Tully wasn’t sure how a week at his remote bunker with an academic type would pan out. And Jeremiah didn’t expect much from the storm-chasing cowboy who volunteered to take him.
But both men know all too well that when opposites attract, lightning strikes.
Quick Information
Author: N.R. Walker
Published: June 6, 2023
Genre: M/M Romance, Contemporary Romance
Tropes: Forced Proximity, Instant Love
Review
Outrun the Rain is the first book in N.R. Walker’s The Storm Boys series, and it will probably be my last book from this series unfortunately. Jeremiah Overton is a fulminologist looking to study lightning over the summer and finds himself in need of a guide. Tully Larson is a storm chasing adrenaline junkie who offers to take the scientist out one week to a remote national park in Australia.
Characters are the bread and butter of any story, yet both Jeremiah and Tully feel stale. Tully has only one facial expression: constantly smiling. Every time this character is in the scene (which is the entire book), he’s always making inappropriately timed jokes and awkward flirting (and not the charming kind) with Jeremiah, pushing the limit on how much is too much for the “instant attraction” trope. Tully comes across as one-dimensional in this regard. Jeremiah fares no better with his characterization being all over the place. One moment he's afraid of driving in a jeep, and the next he's trying to reenact Gallipoli by sprinting out into a lightning storm hoping to tempt fate. The scientist comes across as unhinged at times, and not the fun kind. Both of these characters came across as unlikeable, and perhaps most damning, I’m not sure these characters could stand on their own outside of the context of their relationship.
The overall narrative is barely surface deep, giving no real story here outside of the forced proximity. The less than two-hundred pages consist of a constant stream of dialogue that's neither showing, nor really telling us anything beyond “science boy and local boy wanting to get together (for whatever reason) amidst lightning storms”. The book’s pacing drags because the author goes out of her way to fit as much canned dialogue as humanly possible into a single chapter, let alone page, before switching character POVs. So much of the dialogue involves exposition and info-dumping. No topic between these characters is sacred for two men who have literally just met. It comes across as unrealistic and any attempts at chemistry feel artificial and truly forced. The only remotely interesting character reveal comes out suddenly, doesn’t make sense given characters' ages at the time, and before the reader’s able to process what the character’s talking about, we’re already onto the next bout of info-dumping (over a topic that had no business following the prior topic).
The ending, if you could call it one, is where the flimsy narrative falls on its face. The wrap up spans a single chapter, and what happens occurred so fast, I caught myself re-reading the paragraphs to ensure this is actually what the writer was trying to leave us with. All of that baggage aside, the story leaves Jeremiah in an awful state where he is upset and not wanting any part of what is going down. Meanwhile, Tully is elated in Jeremiah’s misery. It also sends the very wrong message where the rich guy gets everything he wants, while the struggling scientist once again is up shit creek without a paddle. Jeremiah was in tears…how is this supposed to leave the reader feeling satisfied, let alone happy for them?
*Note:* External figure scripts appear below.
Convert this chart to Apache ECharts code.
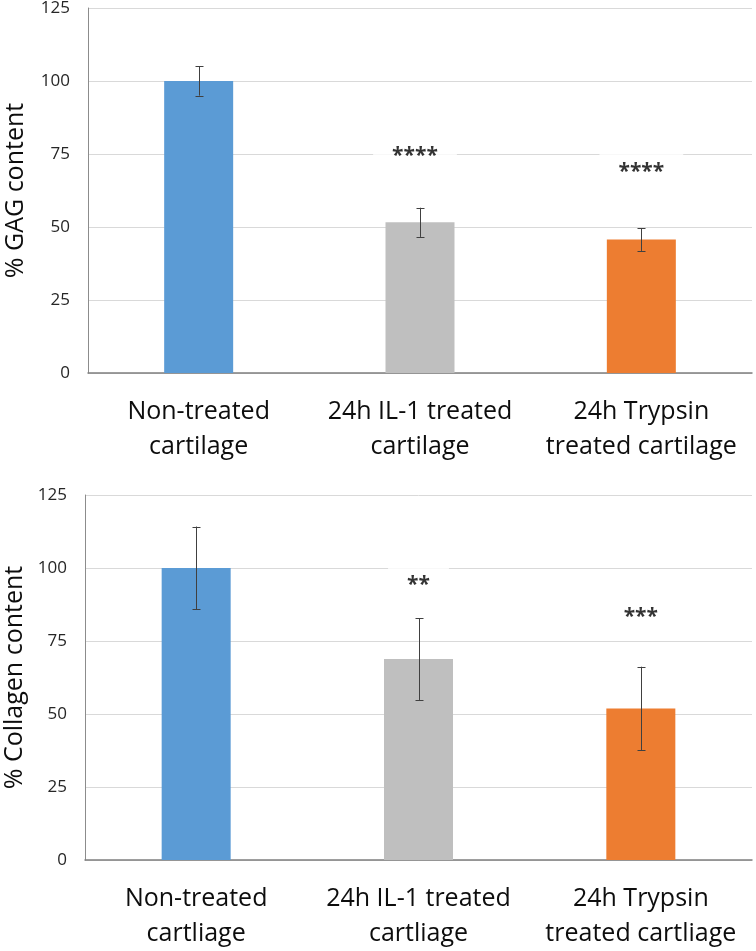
<!DOCTYPE html>
<html>
<head>
<meta charset="utf-8">
<script src="https://cdn.jsdelivr.net/npm/echarts@6/dist/echarts.min.js"></script>
<style>
html,body{margin:0;padding:0;background:#fff;}
#c{width:756px;height:951px;}
</style>
</head>
<body>
<div id="c"></div>
<script>
// ---- data ----
const categoriesTop = ['Non-treated\ncartilage', '24h IL-1 treated\ncartilage', '24h Trypsin\ntreated cartilage'];
const categoriesBottom = ['Non-treated\ncartliage', '24h IL-1 treated\ncartliage', '24h Trypsin\ntreated cartliage'];
const gagMean = [100, 51.6, 45.7];
const gagErr = [5, 5, 3.9];
const collagenMean = [100, 68.8, 51.9];
const collagenErr = [14.2, 14.0, 14.3];
const gagSigLabels = ['', '****', '****'];
const gagSigY = [null, 76, 70.6];
const collagenSigLabels = ['', '**', '***'];
const collagenSigY = [null, 95.8, 84.8];
const yTicks = [0, 25, 50, 75, 100, 125];
const yNameTop = '% GAG content';
const yNameBottom = '% Collagen content';

// ---- styles ----
const barColors = ['#5B9BD5', '#BFBFBF', '#ED7D31'];
const FONT = '"Open Sans", "Noto Sans", sans-serif';

function barSeries(values, idx) {
  return {
    type: 'bar',
    xAxisIndex: idx, yAxisIndex: idx,
    barWidth: 69,
    data: values.map((v, i) => ({ value: v, itemStyle: { color: barColors[i] } })),
    z: 2
  };
}
function errSeries(values, errs, idx) {
  return {
    type: 'custom',
    xAxisIndex: idx, yAxisIndex: idx,
    z: 5,
    data: values.map((v, i) => [i, v - errs[i], v + errs[i]]),
    renderItem: function (params, api) {
      const lo = api.coord([api.value(0), api.value(1)]);
      const hi = api.coord([api.value(0), api.value(2)]);
      const x = Math.round(lo[0]) + 0.5;
      const cap = 4;
      const st = { stroke: '#404040', lineWidth: 1 };
      return {
        type: 'group',
        children: [
          { type: 'line', shape: { x1: x, y1: hi[1], x2: x, y2: lo[1] }, style: st },
          { type: 'line', shape: { x1: x - cap, y1: Math.round(hi[1]) + 0.5, x2: x + cap, y2: Math.round(hi[1]) + 0.5 }, style: st },
          { type: 'line', shape: { x1: x - cap, y1: Math.round(lo[1]) + 0.5, x2: x + cap, y2: Math.round(lo[1]) + 0.5 }, style: st }
        ]
      };
    }
  };
}
function sigSeries(labels, ys, idx, dx) {
  const data = [];
  labels.forEach((l, i) => {
    if (l) data.push({ value: [i, ys[i]], name: l, label: { offset: [dx[i], 5] } });
  });
  return {
    type: 'scatter',
    xAxisIndex: idx, yAxisIndex: idx,
    symbolSize: 0,
    z: 4,
    silent: true,
    data: data,
    label: {
      show: true,
      position: 'inside',
      formatter: p => p.name,
      fontFamily: FONT,
      fontSize: 21,
      fontWeight: 'bold',
      color: '#000',
      backgroundColor: '#fff',
      padding: [16, 19, 10, 19]
    }
  };
}

function xAxis(cats, idx) {
  return {
    type: 'category', gridIndex: idx, data: cats,
    axisTick: { show: false },
    axisLine: { show: true, lineStyle: { color: '#7f7f7f', width: 1.5 } },
    axisLabel: { interval: 0, margin: 21, fontFamily: FONT, fontSize: 25, lineHeight: 35, color: '#0d0d0d' },
    splitLine: { show: false }
  };
}
function yAxis(name, idx, gap) {
  return {
    type: 'value', gridIndex: idx, min: yTicks[0], max: yTicks[yTicks.length - 1], interval: 25,
    name: name, nameLocation: 'middle', nameGap: gap,
    nameTextStyle: { fontFamily: FONT, fontSize: 25, color: '#0d0d0d' },
    axisLine: { show: true, lineStyle: { color: '#8c8c8c', width: 1 } },
    axisTick: { show: false },
    axisLabel: { margin: 18, fontFamily: FONT, fontSize: 17, color: '#262626' },
    splitLine: { show: true, lineStyle: { color: '#d9d9d9', width: 1 } }
  };
}

const chart = echarts.init(document.getElementById('c'), null, { renderer: 'canvas' });
chart.setOption({
  backgroundColor: '#fff',
  animation: false,
  grid: [
    { left: 88, top: 8, right: 4, height: 365, containLabel: false, outerBoundsMode: 'none' },
    { left: 85, top: 495, right: 4, height: 365, containLabel: false, outerBoundsMode: 'none' }
  ],
  xAxis: [xAxis(categoriesTop, 0), xAxis(categoriesBottom, 1)],
  yAxis: [yAxis(yNameTop, 0, 60), yAxis(yNameBottom, 1, 51)],
  series: [
    barSeries(gagMean, 0),
    errSeries(gagMean, gagErr, 0),
    sigSeries(gagSigLabels, gagSigY, 0, [0, -5, 0]),
    barSeries(collagenMean, 1),
    errSeries(collagenMean, collagenErr, 1),
    sigSeries(collagenSigLabels, collagenSigY, 1, [0, 0, 0])
  ]
});
</script>
</body>
</html>
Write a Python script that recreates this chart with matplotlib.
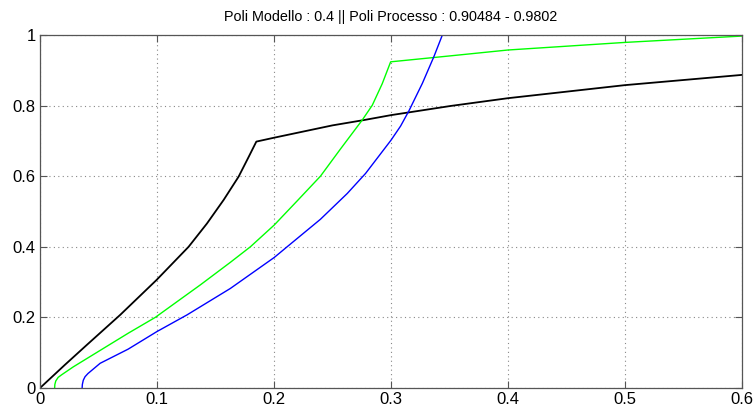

I’m not sure if this is how all of N.R. Walker’s books are written, but if it is, then I am very confused at how this author could be so highly touted. I may attempt to read another one of their books down the line before forming a blanket opinion over their writing style and narrative craft. I hope Outrun the Rain was just a fluke. What started with excitement to read a highly recommended author in the MM genre caused me to walk away immensely disappointed.
Unless you want to read a book that is straight dialogue with no meaningful narrative, characters that feel flatter than a cardboard cutout, and “spicy” scenes that insult the entire romance genre, then I recommend avoiding this book. There are better stories out there deserving of your time and attention.